Identify the lines bearing the string "chart" and gather them.

*Recorded data*.
==================================================
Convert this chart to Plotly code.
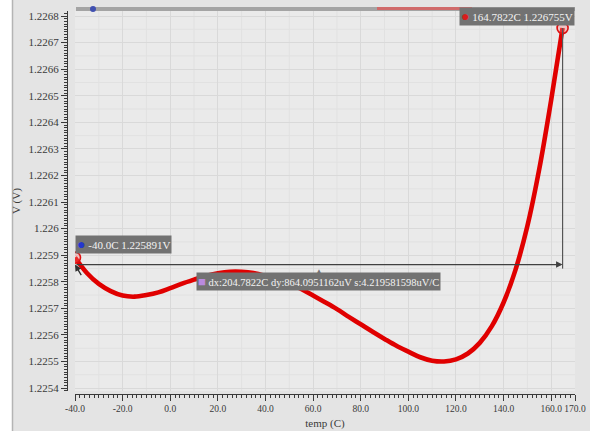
import numpy as np
import plotly.graph_objects as go

# ---------------- data ----------------
temp_C = [-40, -35, -30, -25, -20, -15, -10, -5, 0, 5, 10, 15, 20, 25, 30, 35, 40, 45,
          50, 55, 60, 65, 70, 75, 80, 85, 90, 95, 100, 105, 110, 115, 120, 125, 130,
          135, 140, 145, 150, 155, 160, 164.7822]
vref_V = [1.225891, 1.225833, 1.225792, 1.225765, 1.225748, 1.225744, 1.225750, 1.225760,
          1.225776, 1.225793, 1.225808, 1.225822, 1.225832, 1.225838, 1.225838, 1.225833,
          1.225822, 1.225808, 1.225793, 1.225773, 1.225748, 1.225723, 1.225697, 1.225668,
          1.225640, 1.225612, 1.225585, 1.225559, 1.225537, 1.225516, 1.225503, 1.225500,
          1.225508, 1.225530, 1.225570, 1.225632, 1.225722, 1.225845, 1.226010, 1.226225,
          1.226485, 1.226755]

marker_temp = [-40.0, 164.7822]
marker_volt = [1.225891, 1.226755]
marker_labels = ["-40.0C 1.225891V", "164.7822C 1.226755V"]
delta_label = "dx:204.7822C dy:864.0951162uV s:4.219581598uV/C"

x_tick_vals = [-40, -20, 0, 20, 40, 60, 80, 100, 120, 140, 160, 170]
x_tick_text = ["-40.0", "-20.0", "0.0", "20.0", "40.0", "60.0", "80.0", "100.0",
               "120.0", "140.0", "160.0", "170.0"]
y_tick_vals = [1.2268, 1.2267, 1.2266, 1.2265, 1.2264, 1.2263, 1.2262, 1.2261, 1.2260,
               1.2259, 1.2258, 1.2257, 1.2256, 1.2255, 1.2254]
y_tick_text = ["1.2268", "1.2267", "1.2266", "1.2265", "1.2264", "1.2263", "1.2262",
               "1.2261", "1.226", "1.2259", "1.2258", "1.2257", "1.2256", "1.2255", "1.2254"]
x_title = "temp (C)"
y_title = "V (V)"

# ---------------- geometry / style ----------------
W, H = 590, 431
PL, PR, PT, PB = 67, 575, 11, 394      # plot area (axes lines) in px
DATA_LEFT, DATA_BOTTOM = 75, 391
X_RANGE = [-40, 170]
Y_RANGE = [1.225389, 1.226819]
PW, PH = PR - PL, PB - PT
px_per_v = (DATA_BOTTOM - PT) / (Y_RANGE[1] - Y_RANGE[0])

def px_x(px):
    return (px - PL) / PW

def px_y(py):
    return (PB - py) / PH

FONT = "Liberation Serif"
AX_COL = "#3a3a3a"
PANEL = "#e4e4e4"
PLOT_BG = "#eaeaea"
GRID = "#d9d9d9"
GRID2 = "#e1e1e1"
RED = "#e00000"
LABEL_BG = "#727272"

line_v = marker_volt[0] - 7 / px_per_v
vert_bottom = line_v - 4 / px_per_v
mid_t = (marker_temp[0] + marker_temp[1]) / 2

fig = go.Figure()
fig.add_trace(go.Scatter(
    x=temp_C, y=vref_V, mode="lines",
    line=dict(color=RED, width=4.6, shape="spline", smoothing=1.0),
    hoverinfo="skip", showlegend=False))
fig.add_trace(go.Scatter(
    x=marker_temp, y=marker_volt, mode="markers",
    marker=dict(symbol="circle", size=11, color="rgba(255,120,120,0.35)",
                line=dict(color="#e01010", width=1.6)),
    hoverinfo="skip", showlegend=False))

shapes = []
# white left strip + border
shapes.append(dict(type="rect", xref="paper", yref="paper", x0=px_x(0), x1=px_x(12),
                   y0=px_y(H), y1=px_y(0), fillcolor="white", line_width=0, layer="below"))
shapes.append(dict(type="line", xref="paper", yref="paper", x0=px_x(12.5), x1=px_x(12.5),
                   y0=px_y(H), y1=px_y(0), line=dict(color="#b4b4b4", width=1.5)))
# top marker bar
shapes.append(dict(type="rect", xref="paper", yref="paper", x0=px_x(76), x1=px_x(575),
                   y0=px_y(11), y1=px_y(7), fillcolor="#a4a4a4", line_width=0))
shapes.append(dict(type="rect", xref="paper", yref="paper", x0=px_x(377), x1=px_x(472),
                   y0=px_y(10), y1=px_y(7), fillcolor="#d06a6a", line_width=0))
shapes.append(dict(type="circle", xref="paper", yref="paper", x0=px_x(90), x1=px_x(96),
                   y0=px_y(12), y1=px_y(6), fillcolor="#4050b0", line_width=0))
# faint intermediate grid
for t in np.arange(-30, 170, 20):
    shapes.append(dict(type="line", xref="x", yref="paper", x0=t, x1=t,
                       y0=px_y(DATA_BOTTOM), y1=1, line=dict(color=GRID2, width=1),
                       layer="below"))
for v in np.arange(y_tick_vals[-1] + 0.00005, y_tick_vals[0], 0.0001):
    shapes.append(dict(type="line", xref="paper", yref="y", x0=px_x(DATA_LEFT), x1=1,
                       y0=v, y1=v, line=dict(color=GRID2, width=1), layer="below"))
# vertical delta line
shapes.append(dict(type="line", xref="x", yref="y", x0=marker_temp[1], x1=marker_temp[1],
                   y0=marker_volt[1], y1=vert_bottom, line=dict(color="#555555", width=1.2)))

annotations = []
# horizontal delta arrow
annotations.append(dict(x=marker_temp[1], y=line_v, ax=marker_temp[0], ay=line_v,
                        xref="x", yref="y", axref="x", ayref="y", text="",
                        showarrow=True, arrowhead=2, arrowside="end", arrowsize=1,
                        arrowwidth=1.3, arrowcolor="#404040"))
annotations.append(dict(x=marker_temp[0], y=line_v, ax=marker_temp[0] + 3, ay=line_v - 12 / px_per_v,
                        xref="x", yref="y", axref="x", ayref="y", text="",
                        showarrow=True, arrowhead=2, arrowsize=1,
                        arrowwidth=1.3, arrowcolor="#303030"))
# marker labels
annotations.append(dict(
    x=marker_temp[0], y=marker_volt[0], xref="x", yref="y",
    text="<span style='color:#2436d0;font-size:14px'>●</span> " + marker_labels[0],
    showarrow=False, xanchor="left", yanchor="bottom", xshift=0, yshift=4,
    bgcolor=LABEL_BG, borderpad=1, font=dict(family=FONT, size=11, color="#f2f2f2")))
annotations.append(dict(
    x=marker_temp[1], y=marker_volt[1], xref="x", yref="y",
    text="<span style='color:#d81c1c;font-size:14px'>●</span> " + marker_labels[1],
    showarrow=False, xanchor="right", yanchor="bottom", xshift=12, yshift=2,
    bgcolor=LABEL_BG, borderpad=1, font=dict(family=FONT, size=11, color="#f2f2f2")))
# delta label + pointer
annotations.append(dict(
    x=mid_t, y=line_v, xref="x", yref="y", text="▲", showarrow=False,
    yshift=-6, font=dict(size=8, color=LABEL_BG)))
annotations.append(dict(
    x=mid_t, y=line_v, xref="x", yref="y",
    text="<span style='color:#b98ae0;font-size:13px'>■</span> " + delta_label,
    showarrow=False, xanchor="center", yanchor="middle", yshift=-17,
    bgcolor=LABEL_BG, borderpad=1, font=dict(family=FONT, size=10.5, color="#f2f2f2")))

yfont = dict(family=FONT, size=11, color=AX_COL)
xfont = dict(family=FONT, size=9.5, color=AX_COL)
fig.update_layout(
    width=W, height=H,
    margin=dict(l=PL, r=W - PR, t=PT, b=H - PB, autoexpand=False),
    paper_bgcolor=PANEL, plot_bgcolor=PLOT_BG,
    showlegend=False,
    shapes=shapes, annotations=annotations,
    xaxis=dict(
        domain=[px_x(DATA_LEFT), 1], range=X_RANGE, anchor="free", position=0,
        automargin=False, tickangle=0,
        tickmode="array", tickvals=x_tick_vals, ticktext=x_tick_text,
        ticks="outside", ticklen=6, tickwidth=1, tickcolor=AX_COL,
        showline=True, linecolor=AX_COL, linewidth=1,
        showgrid=True, gridcolor=GRID, gridwidth=1, zeroline=False,
        minor=dict(tickmode="linear", tick0=-40, dtick=2, ticks="outside", ticklen=3,
                   tickcolor=AX_COL, showgrid=False),
        tickfont=xfont,
        title=dict(text=x_title, font=yfont, standoff=5)),
    yaxis=dict(
        domain=[px_y(DATA_BOTTOM), 1], range=Y_RANGE, anchor="free", position=0,
        automargin=False,
        tickmode="array", tickvals=y_tick_vals, ticktext=y_tick_text,
        ticks="outside", ticklen=6, tickwidth=1, tickcolor=AX_COL,
        showline=True, linecolor=AX_COL, linewidth=1,
        showgrid=True, gridcolor=GRID, gridwidth=1, zeroline=False,
        minor=dict(tickmode="linear", tick0=1.2254, dtick=0.00001, ticks="outside", ticklen=3,
                   tickcolor=AX_COL, showgrid=False),
        tickfont=yfont,
        title=dict(text=y_title, font=yfont, standoff=4)),
)

fig.write_html(
    "out.html",
    config={"displayModeBar": False},
    post_script="document.body.style.margin='0';document.body.style.overflow='hidden';",
)
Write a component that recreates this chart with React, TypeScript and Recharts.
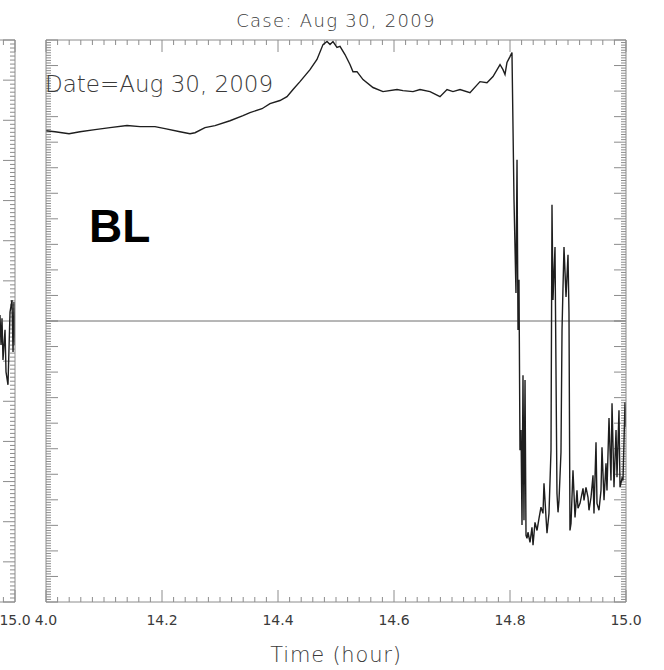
==================================================
*Written response*.
Convert this chart to Plotly code.
Write a component that recreates this chart with React, TypeScript and Recharts.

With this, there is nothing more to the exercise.